Growing Our Life in Northern Michigan
When I was younger, I was sort of a perfectionist, very concerned about doing things “right.” I would feel bad if someone who “knew better” told me I was doing something the wrong way. I have become less of a perfectionist over the years. Experience has taught me that it’s an joyless burden trying to please everyone all the time.
I mention this because it affects the way that I garden. My method of gardening would probably horrify experts. I don’t really know what I am doing. I don’t always read books about how to garden better, and sometime I don’t follow advice that I read–unless I think it would be interesting to try.
I think of gardening as an art, not a science. Years ago, an artist friend taught my younger sister and I how to do tole painting. He advised us not to try to make everything perfect–perfect little flowers or perfect little trees or perfect little feathers on an owl–because nothing in real life is perfect and there is more beauty in imperfection. I think this applies to gardens too. I am certainly an imperfect gardener.
I do not plant things in neat rows surrounded by tidy wood chip mulch. I plant things wherever I think they would look nice and let them spread, if that’s what they want. Sometimes I find out, by trial and error, that a plant doesn’t like a certain spot or doesn’t look good there, so I move it. And maybe move it again.

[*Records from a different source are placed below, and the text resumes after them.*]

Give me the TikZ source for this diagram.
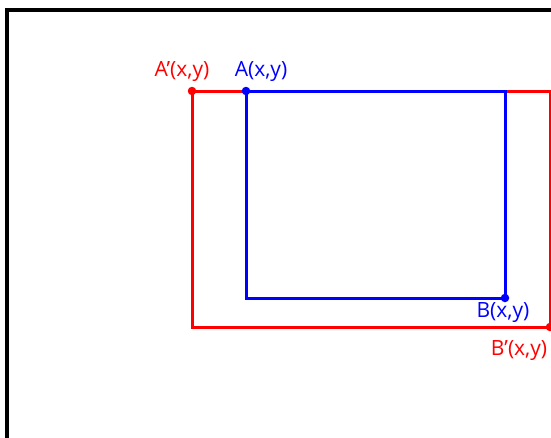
\documentclass[tikz,border=0pt]{standalone}
\usepackage{fontspec}
\setmainfont{Open Sans}
\definecolor{myred}{RGB}{255,0,0}
\definecolor{myblue}{RGB}{0,0,255}
\begin{document}
\begin{tikzpicture}[x=1pt,y=-1pt,
  redline/.style={draw=myred,line width=3pt},
  blueline/.style={draw=myblue,line width=3pt},
  reddot/.style={circle,fill=myred,inner sep=0pt,minimum size=8.5pt},
  bluedot/.style={circle,fill=myblue,inner sep=0pt,minimum size=8.5pt},
  lbl/.style={inner sep=0pt,font=\fontsize{21}{23}\selectfont}]
\useasboundingbox (0,0) rectangle (551,437);
\clip (0,0) rectangle (551,437);
\draw[line width=3.2pt] (7,445) -- (7,10) -- (560,10);
\coordinate (Ap) at (192,91);
\coordinate (Bp) at (550,327);
\coordinate (A) at (246,91);
\coordinate (B) at (505,298);
\draw[redline] (Ap) rectangle (Bp);
\draw[blueline] (A) rectangle (B);
\node[reddot] (dAp) at (Ap) {};
\node[reddot] (dBp) at (Bp) {};
\node[bluedot] (dA) at (A) {};
\node[bluedot] (dB) at (B) {};
\node[lbl,text=myred] (lAp) at (182,71) {A’(x,y)};
\node[lbl,text=myblue] (lA) at (261,71) {A(x,y)};
\node[lbl,text=myblue] (lB) at (503,313) {B(x,y)};
\node[lbl,text=myred] (lBp) at (519,351) {B’(x,y)};
\end{tikzpicture}
\end{document}
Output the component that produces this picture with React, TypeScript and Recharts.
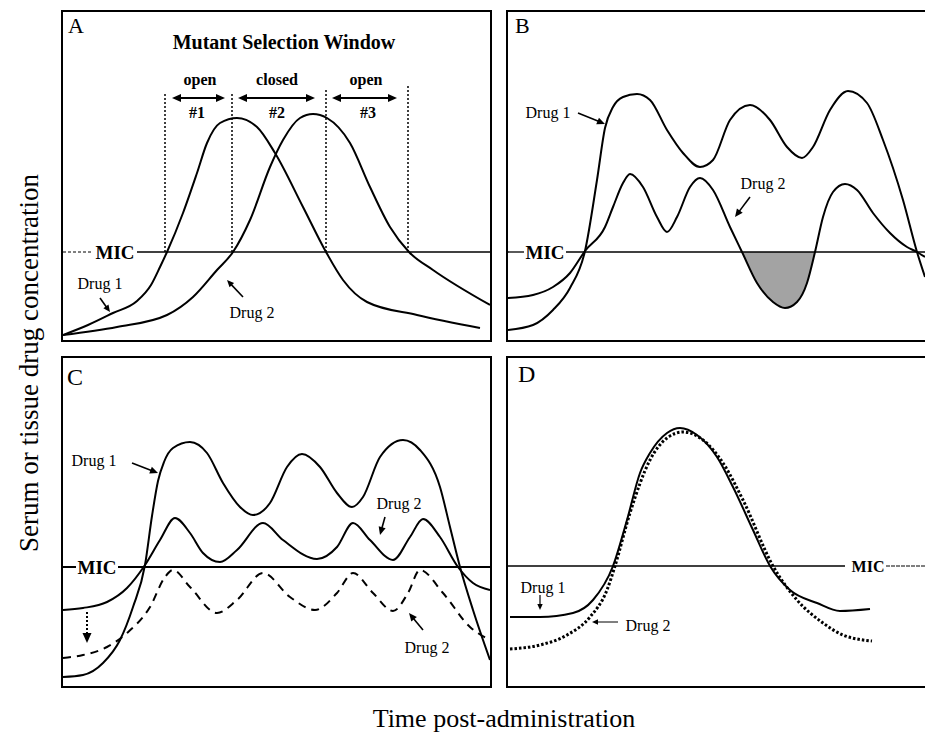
import React from "react";
import { ComposedChart, Line, Area, XAxis, YAxis, ReferenceLine, ReferenceDot } from "recharts";

const SERIF = "'Liberation Serif', 'Times New Roman', serif";

// [time, concentration] pairs (arbitrary units)
const A_DRUG1 = [[0,5],[25,15],[50,27],[74,39],[88,55],[97,73],[104,88],[120,127],[134,167],[144,197],[157,217],[174,222],[194,213],[212,187],[240,133],[263,88],[280,60],[304,38],[354,25],[417,12]];
const A_DRUG2 = [[0,5],[54,13],[104,25],[130,43],[154,70],[170,88],[187,120],[207,173],[220,200],[237,222],[250,226],[264,222],[287,197],[307,153],[327,113],[346,88],[370,70],[427,35]];
const A_MIC = 88;
const A_EDGES = [102, 169, 263, 345];
const A_EDGE_TOPS = [248, 248, 250, 255];

const B_DRUG1 = [[0,10],[25,15],[45,30],[62,52],[77,89],[89,160],[97,212],[105,233],[115,243],[129,246],[142,240],[159,210],[175,187],[192,173],[205,180],[222,220],[242,235],[262,220],[279,193],[294,182],[305,193],[322,230],[340,249],[359,237],[375,200],[395,140],[409,88],[417,63]];
const B_DRUG2 = [[0,42],[25,45],[45,53],[62,67],[77,89],[97,113],[105,133],[115,157],[122,166],[135,153],[149,123],[159,108],[169,123],[182,153],[192,162],[205,150],[222,113],[234,88],[249,57],[265,38],[277,32],[289,38],[299,57],[307,88],[315,123],[325,148],[337,156],[349,150],[365,127],[382,107],[399,93],[409,88],[417,83]];
const B_MIC = 88;

const C_DRUG1 = [[0,9],[20,11],[40,23],[57,46],[70,79],[82,121],[89,170],[95,205],[101,224],[110,238],[127,244],[144,233],[160,203],[177,179],[190,171],[207,183],[224,219],[239,232],[257,219],[274,193],[289,179],[300,189],[317,229],[340,246],[357,236],[377,199],[387,159],[397,119],[410,76],[427,26]];
const C_DRUG2 = [[0,76],[20,78],[44,84],[64,98],[82,121],[97,146],[112,168],[127,153],[140,133],[157,124],[174,136],[200,163],[220,146],[254,127],[274,139],[290,163],[307,146],[330,126],[347,149],[360,167],[377,149],[395,119],[410,103],[427,96]];
const C_DRUG2_LOW = [[0,28],[20,31],[44,39],[64,53],[87,79],[102,109],[110,116],[127,99],[154,73],[174,86],[200,113],[227,89],[252,76],[274,93],[290,113],[310,93],[330,75],[345,93],[357,116],[380,93],[407,59],[427,46]];
const C_MIC = 119;

const D_DRUG1 = [[2,69],[32,69],[65,73],[85,86],[105,120],[119,166],[132,213],[142,233],[159,253],[172,258],[189,251],[209,229],[225,199],[245,156],[262,120],[282,96],[309,83],[332,75],[362,77]];
const D_DRUG2 = [[2,37],[32,41],[59,51],[82,69],[99,96],[107,120],[122,173],[142,226],[159,248],[175,254],[195,246],[215,223],[235,186],[265,120],[289,86],[315,63],[335,51],[364,45]];
const D_MIC = 120;

const toPts = (arr: number[][]) => arr.map(([t, c]) => ({ t, c }));
// sub-MIC dip of drug 2 in panel B
const B_SHADE = B_DRUG2.filter(([t]) => t >= 234 && t <= 307).map(([t, c]) => ({ t, r: [c, B_MIC] }));

const PANEL_H = 332;

const arrowShape = (both: boolean, width: number, head: number, dash?: string) => (p: any) => {
  const { x1, y1, x2, y2 } = p;
  const a = Math.atan2(y2 - y1, x2 - x1);
  const tri = (x: number, y: number, ang: number) => {
    const bx = x - head * Math.cos(ang);
    const by = y - head * Math.sin(ang);
    const h = head * 0.45;
    return `${x},${y} ${bx + h * Math.sin(ang)},${by - h * Math.cos(ang)} ${bx - h * Math.sin(ang)},${by + h * Math.cos(ang)}`;
  };
  const sx = both ? x1 + head * 0.8 * Math.cos(a) : x1;
  const sy = both ? y1 + head * 0.8 * Math.sin(a) : y1;
  return (
    <g>
      <line x1={sx} y1={sy} x2={x2 - head * 0.8 * Math.cos(a)} y2={y2 - head * 0.8 * Math.sin(a)} stroke="#000" strokeWidth={width} strokeDasharray={dash} />
      <polygon points={tri(x2, y2, a)} fill="#000" />
      {both && <polygon points={tri(x1, y1, a + Math.PI)} fill="#000" />}
    </g>
  );
};

const arrow = (key: string, x1: number, y1: number, x2: number, y2: number, width = 1.6, head = 8, both = false, dash?: string) => (
  <ReferenceLine key={key} segment={[{ x: x1, y: y1 }, { x: x2, y: y2 }]} ifOverflow="visible" shape={arrowShape(both, width, head, dash)} />
);

const seg = (key: string, x1: number, x2: number, y: number, width: number, dash?: string) => (
  <ReferenceLine key={key} segment={[{ x: x1, y }, { x: x2, y }]} stroke="#000" strokeWidth={width} strokeDasharray={dash} ifOverflow="visible" />
);

const note = (key: string, x: number, y: number, text: string, size = 16, bold = false, start = false) => (
  <ReferenceDot key={key} x={x} y={y} r={0} ifOverflow="visible" shape={(p: any) => (
    <text x={p.cx} y={p.cy} textAnchor={start ? "start" : "middle"} dominantBaseline={start ? "alphabetic" : "central"}
      fontFamily={SERIF} fontSize={size} fontWeight={bold ? "bold" : "normal"} fill="#000">{text}</text>
  )} />
);

const curve = (key: string, data: number[][], width = 2, dash?: string) => (
  <Line key={key} data={toPts(data)} dataKey="c" type="monotone" stroke="#000" strokeWidth={width}
    strokeDasharray={dash} dot={false} activeDot={false} isAnimationActive={false} />
);

function Panel({ left, top, width, children }: { left: number; top: number; width: number; children: React.ReactNode }) {
  const w = width - 4;
  const h = PANEL_H - 4;
  return (
    <div style={{ position: "absolute", left, top, width, height: PANEL_H, border: "2px solid #000", boxSizing: "border-box", background: "#fff" }}>
      <ComposedChart width={w} height={h} margin={{ top: 0, right: 0, bottom: 0, left: 0 }}>
        <XAxis type="number" dataKey="t" domain={[0, w]} hide allowDataOverflow />
        <YAxis type="number" domain={[0, h]} hide allowDataOverflow />
        {children}
      </ComposedChart>
    </div>
  );
}

export default function App() {
  return (
    <div style={{ position: "absolute", left: 0, top: 0, width: 925, height: 733, overflow: "hidden", background: "#fff" }}>
      <Panel left={61} top={10} width={431}>
        {[
          seg("m1", 0, 29, A_MIC, 1, "3 2"),
          seg("m2", 74, 427, A_MIC, 1.3),
          ...A_EDGES.map((x, i) => (
            <ReferenceLine key={"e" + i} segment={[{ x, y: A_MIC }, { x, y: A_EDGE_TOPS[i] }]} stroke="#000" strokeWidth={1.5} strokeDasharray="2 2" />
          )),
          curve("d1", A_DRUG1),
          curve("d2", A_DRUG2),
          arrow("w1", 109, 242, 162, 242, 2.2, 9, true),
          arrow("w2", 175, 242, 252, 242, 2.2, 9, true),
          arrow("w3", 269, 242, 334, 242, 2.2, 9, true),
          arrow("a1", 37, 42, 47, 28, 1.6, 7),
          arrow("a2", 180, 43, 164, 60, 1.6, 7),
          note("A", 5, 307, "A", 22, false, true),
          note("t", 221, 298, "Mutant Selection Window", 20, true),
          note("o1", 137, 261, "open", 16, true),
          note("o2", 214, 261, "closed", 16, true),
          note("o3", 303, 261, "open", 16, true),
          note("n1", 134, 228, "#1", 16, true),
          note("n2", 214, 228, "#2", 16, true),
          note("n3", 305, 228, "#3", 16, true),
          note("mic", 52, A_MIC, "MIC", 19, true),
          note("l1", 37, 57, "Drug 1"),
          note("l2", 189, 28, "Drug 2"),
        ]}
      </Panel>

      <Panel left={506} top={10} width={425}>
        {[
          <Area key="sh" data={B_SHADE} dataKey="r" type="monotone" fill="#a3a3a3" fillOpacity={1} stroke="none" isAnimationActive={false} />,
          seg("m1", 0, 16, B_MIC, 1.3),
          seg("m2", 58, 421, B_MIC, 1.3),
          curve("d1", B_DRUG1),
          curve("d2", B_DRUG2),
          arrow("a1", 70, 227, 97, 216, 1.6, 8),
          arrow("a2", 242, 143, 227, 123, 1.6, 8),
          note("B", 7, 307, "B", 22, false, true),
          note("mic", 37, B_MIC, "MIC", 19, true),
          note("l1", 40, 228, "Drug 1"),
          note("l2", 255, 157, "Drug 2"),
        ]}
      </Panel>

      <Panel left={61} top={356} width={431}>
        {[
          seg("m1", 0, 13, C_MIC, 2),
          seg("m2", 55, 427, C_MIC, 2.2),
          curve("d1", C_DRUG1),
          curve("d2", C_DRUG2),
          curve("d3", C_DRUG2_LOW, 2, "8 6"),
          arrow("a1", 69, 223, 95, 213, 1.6, 8),
          arrow("a2", 322, 169, 317, 151, 1.6, 8),
          arrow("a3", 360, 56, 346, 73, 1.6, 8),
          arrow("a4", 24, 74, 24, 43, 2, 10, false, "2 2"),
          note("C", 4, 301, "C", 24, false, true),
          note("mic", 34, C_MIC, "MIC", 19, true),
          note("l1", 31, 226, "Drug 1"),
          note("l2", 336, 183, "Drug 2"),
          note("l3", 364, 39, "Drug 2"),
        ]}
      </Panel>

      <Panel left={506} top={356} width={425}>
        {[
          seg("m1", 0, 337, D_MIC, 1.3),
          seg("m2", 378, 421, D_MIC, 1, "4 1"),
          curve("d2", D_DRUG2, 3, "2.5 2"),
          curve("d1", D_DRUG1),
          arrow("a1", 32, 91, 32, 76, 1.2, 6),
          arrow("a2", 110, 64, 84, 64, 1, 6),
          note("D", 10, 304, "D", 24, false, true),
          note("mic", 360, D_MIC, "MIC", 16, true),
          note("l1", 35, 99, "Drug 1"),
          note("l2", 140, 61, "Drug 2"),
        ]}
      </Panel>

      <svg width={925} height={733} style={{ position: "absolute", left: 0, top: 0, pointerEvents: "none" }}>
        <text transform="translate(38,363) rotate(-90)" textAnchor="middle" fontFamily={SERIF} fontSize={27} fill="#000">
          Serum or tissue drug concentration
        </text>
        <text x={504} y={727} textAnchor="middle" fontFamily={SERIF} fontSize={26} fill="#000">
          Time post-administration
        </text>
      </svg>
    </div>
  );
}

I suspect that I might have accidentally yanked up plants in the Spring that I had planted in the Autumn because I didn’t recognize them. Oops. Oh, well.
For a couple of years I kept getting an ugly itchy rash on my hands or arms after working in my garden. I couldn’t figure out where it came from. I thought it might be the English ivy growing up the house. Then a friend who is an expert at gardening walked through my garden with me. “Do you know you have poison ivy here…and here…and here,” she asked. “Oh! So THAT’S what poison ivy looks like.” Oops. Oh, well. Now I know. I won’t be pulling THAT up barehanded again.
I have weird definitions of flowers and weeds. I think a flower is anything that is planted where I want it, and a weed is anything that is planted where I don’t want it. This means that a rose that is where I don’t want it is a weed, and a dandelion that is where I want it is a wildflower. As Ralph Waldo Emerson said,
What is a weed? A plant whose virtues have never been discovered.
Occasionally my husband walks through the garden with me and asks me what things are. “What’s that?” he asks, pointing. “That’s a hosta,” I reply. “And that’s a wild rose,” I answer again. “What’s that pretty purple flower?” he points. “That,” I reply knowledgeably, “is a Pretty Purple Flower.” We laugh. It’s fun to learn the names of flowers and plants, but I don’t HAVE to know it’s name to enjoy it.
Basically, I don’t garden to please anyone, I am not trying to get my garden pictured in gardening magazines. I garden simply for the pleasure it brings me. I like puttering around, playing in the dirt, enjoying the sunshine, and listening to the birds sing. I’m not after the “perfect” garden, I am after a wonderful experience.